- [SET PROBLEM] From the entries that follow, pick out all lines holding "full".

- [MATERIAL]
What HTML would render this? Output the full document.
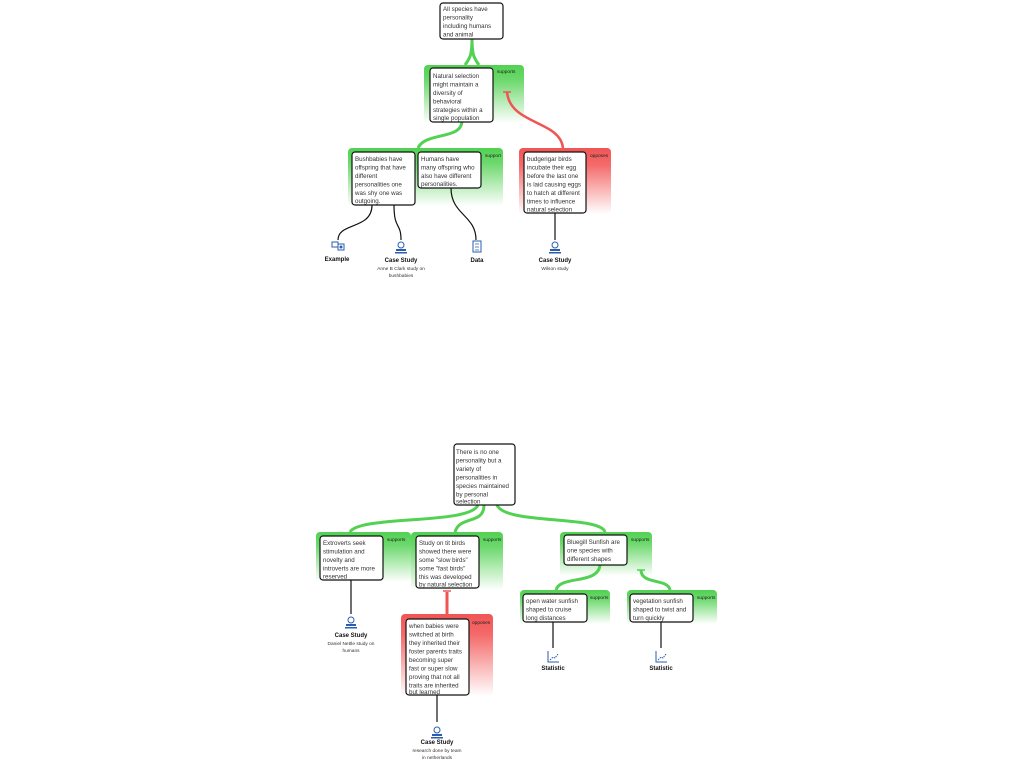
<!DOCTYPE html>
<html><head><meta charset="utf-8"><style>
html,body{margin:0;padding:0;background:#fff;}
svg text{font-family:"Liberation Sans",sans-serif;}
.t{font-size:6.2px;fill:#333;}
.lb{font-size:4.8px;fill:#222;}
.il{font-size:6px;font-weight:bold;fill:#111;}
.is{font-size:4.8px;fill:#333;}
.box{fill:#fff;stroke:#111;stroke-width:1.2;}
</style></head><body>
<svg width="1024" height="768" viewBox="0 0 1024 768" xmlns="http://www.w3.org/2000/svg">
<defs>
<linearGradient id="g" x1="0" y1="0" x2="0" y2="1">
<stop offset="0" stop-color="#52d152"/><stop offset="0.25" stop-color="#6bd86b"/><stop offset="1" stop-color="#fff"/></linearGradient>
<linearGradient id="r" x1="0" y1="0" x2="0" y2="1">
<stop offset="0" stop-color="#f05555"/><stop offset="0.25" stop-color="#f46a6a"/><stop offset="1" stop-color="#fff"/></linearGradient>
<g id="cs"><circle cx="0" cy="-5" r="3" fill="none" stroke="#2a5db0" stroke-width="1"/><rect x="-5" y="-1" width="10" height="2" fill="#2a5db0"/><rect x="-6" y="2" width="12" height="1.5" fill="#2a5db0"/></g>
<g id="st"><path d="M-5,-8 V3 H6" fill="none" stroke="#2a5db0" stroke-width="1"/><path d="M-3,1 L0,-2 L2,-1 L5,-5" fill="none" stroke="#2a5db0" stroke-width="1" stroke-dasharray="1.5,1"/></g>
</defs>

<rect x="424" y="65" width="100" height="58" rx="4" fill="url(#g)"/>
<rect x="348" y="148" width="155" height="58" rx="4" fill="url(#g)"/>
<rect x="519" y="148" width="92" height="66" rx="4" fill="url(#r)"/>
<rect x="316" y="532" width="95" height="50" rx="4" fill="url(#g)"/>
<rect x="411" y="532" width="92" height="58" rx="4" fill="url(#g)"/>
<rect x="401" y="614" width="92" height="82" rx="4" fill="url(#r)"/>
<rect x="560" y="532" width="92" height="44" rx="4" fill="url(#g)"/>
<rect x="520" y="590" width="90" height="34" rx="4" fill="url(#g)"/>
<rect x="627" y="590" width="90" height="34" rx="4" fill="url(#g)"/>

<g fill="none" stroke="#52d152" stroke-width="3">
<path d="M472,39 C472,55 470,58 465,65 M472,39 C472,55 474,58 479,65"/>
<path d="M462,122 C460,140 425,132 418,148"/>
<path d="M478,505 C470,525 360,515 350,532"/>
<path d="M484,505 C484,525 460,515 455,532"/>
<path d="M497,505 C505,525 600,515 605,532"/>
<path d="M600,565 C598,585 560,575 556,590"/>
<path d="M641,570 C641,585 668,578 670,590"/>
</g>
<path d="M563,148 C560,120 510,125 507,92" fill="none" stroke="#f05555" stroke-width="2.5"/>
<line x1="503" y1="92" x2="511" y2="92" stroke="#f05555" stroke-width="1.5"/>
<path d="M447,614 C447,605 447,600 447,592" fill="none" stroke="#f05555" stroke-width="3"/>
<line x1="443" y1="591" x2="451" y2="591" stroke="#f05555" stroke-width="1.5"/>
<line x1="637" y1="570" x2="645" y2="570" stroke="#52d152" stroke-width="1.5"/>

<g fill="none" stroke="#111" stroke-width="1.2">
<path d="M372,205 C372,230 338,222 338,240"/>
<path d="M394,205 C394,230 401,222 401,240"/>
<path d="M451,188 C451,215 476,215 476,240"/>
<path d="M555,213 V240"/>
<path d="M351,580 V614"/>
<path d="M437,695 V722"/>
<path d="M553,622 V648"/>
<path d="M661,622 V648"/>
</g>

<rect class="box" x="440" y="3" width="63" height="36" rx="3"/>
<text class="t" x="443" y="11">All species have</text><text class="t" x="443" y="19.5">personality</text><text class="t" x="443" y="28">including humans</text><text class="t" x="443" y="36.5">and animal</text>

<rect class="box" x="430" y="68" width="63" height="54" rx="3"/>
<text class="t" x="433" y="78">Natural selection</text><text class="t" x="433" y="86.5">might maintain a</text><text class="t" x="433" y="95">diversity of</text><text class="t" x="433" y="103.5">behavioral</text><text class="t" x="433" y="112">strategies within a</text><text class="t" x="433" y="120">single population</text>
<text class="lb" x="497" y="73">supports</text>

<rect class="box" x="352" y="152" width="63" height="53" rx="3"/>
<text class="t" x="355" y="161">Bushbabies have</text><text class="t" x="355" y="169.5">offspring that have</text><text class="t" x="355" y="178">different</text><text class="t" x="355" y="186.5">personalities one</text><text class="t" x="355" y="195">was shy one was</text><text class="t" x="355" y="203">outgoing.</text>
<rect class="box" x="418" y="152" width="63" height="36" rx="3"/>
<text class="t" x="421" y="161">Humans have</text><text class="t" x="421" y="169.5">many offspring who</text><text class="t" x="421" y="178">also have different</text><text class="t" x="421" y="186">personalities.</text>
<text class="lb" x="485" y="157">support</text>

<rect class="box" x="524" y="152" width="62" height="61" rx="3"/>
<text class="t" x="527" y="161">budgerigar birds</text><text class="t" x="527" y="169.5">incubate their egg</text><text class="t" x="527" y="178">before the last one</text><text class="t" x="527" y="186.5">is laid causing eggs</text><text class="t" x="527" y="195">to hatch at different</text><text class="t" x="527" y="203.5">times to influence</text><text class="t" x="527" y="211.5">natural selection</text>
<text class="lb" x="590" y="157">opposes</text>

<g transform="translate(338,249)"><rect x="-6" y="-7" width="6" height="5" fill="none" stroke="#2a5db0"/><rect x="0" y="-5" width="6" height="6" fill="none" stroke="#2a5db0"/><circle cx="3" cy="-2" r="1.5" fill="#2a5db0"/></g>
<text class="il" x="337" y="261" text-anchor="middle">Example</text>
<use href="#cs" x="401" y="250"/>
<text class="il" x="401" y="262" text-anchor="middle">Case Study</text>
<text class="is" x="401" y="270" text-anchor="middle">Anne B Clark study on</text><text class="is" x="401" y="277" text-anchor="middle">bushbabies</text>
<g transform="translate(477,247)"><rect x="-4" y="-6" width="8" height="11" fill="#fff" stroke="#2a5db0"/><path d="M-2,-3h4M-2,0h4M-2,3h4" stroke="#2a5db0" stroke-width="0.8"/></g>
<text class="il" x="477" y="262" text-anchor="middle">Data</text>
<use href="#cs" x="555" y="250"/>
<text class="il" x="555" y="262" text-anchor="middle">Case Study</text>
<text class="is" x="555" y="270" text-anchor="middle">Wilson study</text>

<rect class="box" x="454" y="444" width="61" height="61" rx="3"/>
<text class="t" x="456" y="454">There is no one</text><text class="t" x="456" y="462.5">personality but a</text><text class="t" x="456" y="471">variety of</text><text class="t" x="456" y="479.5">personalities in</text><text class="t" x="456" y="488">species maintained</text><text class="t" x="456" y="496.5">by personal</text><text class="t" x="456" y="503.5">selection</text>

<rect class="box" x="320" y="536" width="63" height="44" rx="3"/>
<text class="t" x="323" y="545">Extroverts seek</text><text class="t" x="323" y="553.5">stimulation and</text><text class="t" x="323" y="562">novelty and</text><text class="t" x="323" y="570.5">introverts are more</text><text class="t" x="323" y="578.5">reserved</text>
<text class="lb" x="387" y="541">supports</text>

<rect class="box" x="416" y="536" width="63" height="52" rx="3"/>
<text class="t" x="419" y="545">Study on tit birds</text><text class="t" x="419" y="553.5">showed there were</text><text class="t" x="419" y="562">some "slow birds"</text><text class="t" x="419" y="570.5">some "fast birds"</text><text class="t" x="419" y="579">this was developed</text><text class="t" x="419" y="586.5">by natural selection</text>
<text class="lb" x="483" y="541">supports</text>

<rect class="box" x="406" y="619" width="63" height="76" rx="3"/>
<text class="t" x="409" y="628">when babies were</text><text class="t" x="409" y="636.5">switched at birth</text><text class="t" x="409" y="645">they inherited their</text><text class="t" x="409" y="653.5">foster parents traits</text><text class="t" x="409" y="662">becoming super</text><text class="t" x="409" y="670.5">fast or super slow</text><text class="t" x="409" y="679">proving that not all</text><text class="t" x="409" y="687.5">traits are inherited</text><text class="t" x="409" y="694">but learned</text>
<text class="lb" x="472" y="624">opposes</text>

<rect class="box" x="564" y="535" width="63" height="30" rx="3"/>
<text class="t" x="567" y="544">Bluegill Sunfish are</text><text class="t" x="567" y="552.5">one species with</text><text class="t" x="567" y="561">different shapes</text>
<text class="lb" x="631" y="541">supports</text>

<rect class="box" x="523" y="594" width="64" height="28" rx="3"/>
<text class="t" x="526" y="603">open water sunfish</text><text class="t" x="526" y="611.5">shaped to cruise</text><text class="t" x="526" y="620">long distances</text>
<text class="lb" x="590" y="599">supports</text>

<rect class="box" x="630" y="594" width="63" height="28" rx="3"/>
<text class="t" x="633" y="603">vegetation sunfish</text><text class="t" x="633" y="611.5">shaped to twist and</text><text class="t" x="633" y="620">turn quickly</text>
<text class="lb" x="697" y="599">supports</text>

<use href="#cs" x="351" y="625"/>
<text class="il" x="351" y="637" text-anchor="middle">Case Study</text>
<text class="is" x="351" y="645" text-anchor="middle">Daniel Nettle study on</text><text class="is" x="351" y="652" text-anchor="middle">humans</text>
<use href="#cs" x="437" y="735"/>
<text class="il" x="437" y="744" text-anchor="middle">Case Study</text>
<text class="is" x="437" y="752" text-anchor="middle">research done by team</text><text class="is" x="437" y="759" text-anchor="middle">in netherlands</text>
<use href="#st" x="553" y="659"/>
<text class="il" x="553" y="670" text-anchor="middle">Statistic</text>
<use href="#st" x="661" y="659"/>
<text class="il" x="661" y="670" text-anchor="middle">Statistic</text>
</svg>
</body></html>
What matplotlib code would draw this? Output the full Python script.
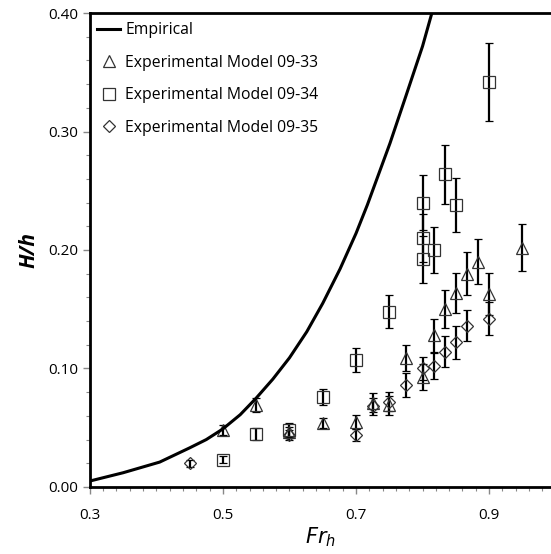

- [SOLUTION]
What HTML would render this? Output the full document.
What matplotlib code would draw this? Output the full Python script.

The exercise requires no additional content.